▶ **EXERCISE DETAILS**:
Copy out each line of the material in which the word "this" appears.

▶ **SUPPLIED INFORMATION**:
■ ■ ■

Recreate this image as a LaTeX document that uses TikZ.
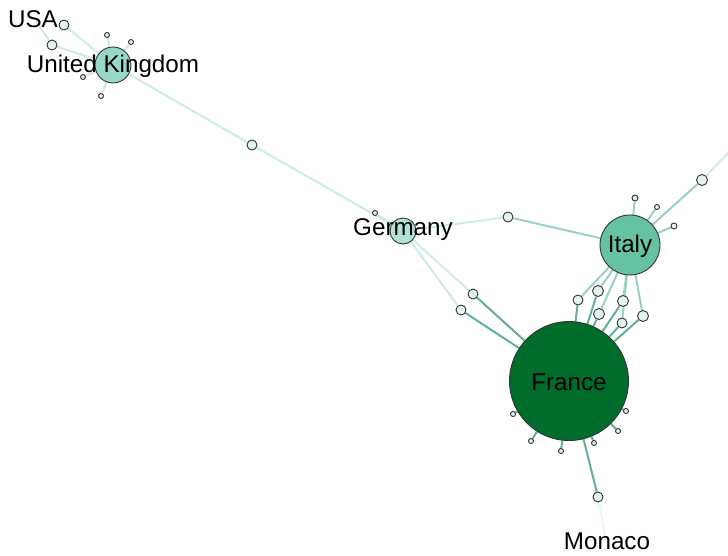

■ ■ ■

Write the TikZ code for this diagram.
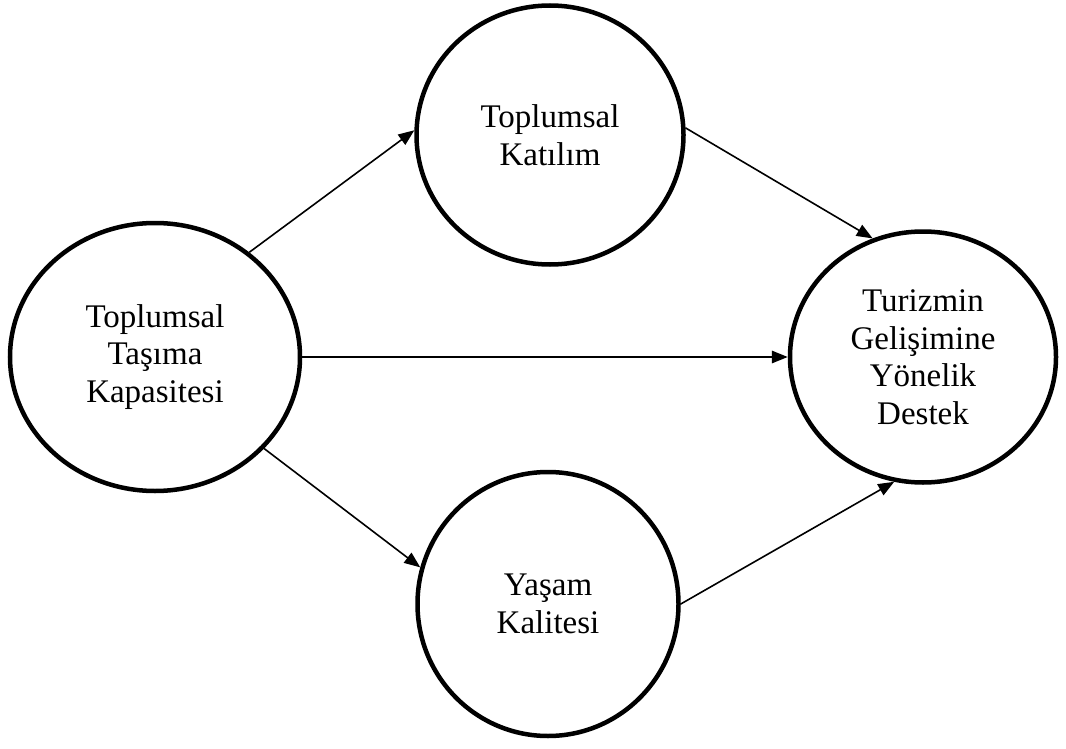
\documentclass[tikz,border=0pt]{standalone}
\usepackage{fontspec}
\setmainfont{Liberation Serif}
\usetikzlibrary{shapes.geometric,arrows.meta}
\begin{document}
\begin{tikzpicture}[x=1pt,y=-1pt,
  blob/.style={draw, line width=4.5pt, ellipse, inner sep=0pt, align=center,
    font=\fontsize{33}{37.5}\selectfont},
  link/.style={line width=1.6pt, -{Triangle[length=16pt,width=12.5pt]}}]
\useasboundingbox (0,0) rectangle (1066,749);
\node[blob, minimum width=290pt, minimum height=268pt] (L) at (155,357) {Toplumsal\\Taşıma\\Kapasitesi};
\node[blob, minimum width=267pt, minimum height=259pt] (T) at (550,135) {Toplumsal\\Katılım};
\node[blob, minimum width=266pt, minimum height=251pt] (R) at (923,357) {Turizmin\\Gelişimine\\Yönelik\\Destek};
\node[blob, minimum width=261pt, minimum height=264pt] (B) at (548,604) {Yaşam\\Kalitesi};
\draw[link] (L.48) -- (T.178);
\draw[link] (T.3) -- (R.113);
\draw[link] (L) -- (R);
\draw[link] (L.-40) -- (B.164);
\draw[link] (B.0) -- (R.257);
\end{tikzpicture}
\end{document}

■ ■ ■

▶ **EXERCISE SOLUTION**:
Recreate this image as a LaTeX document that uses TikZ.
Write the TikZ code for this diagram.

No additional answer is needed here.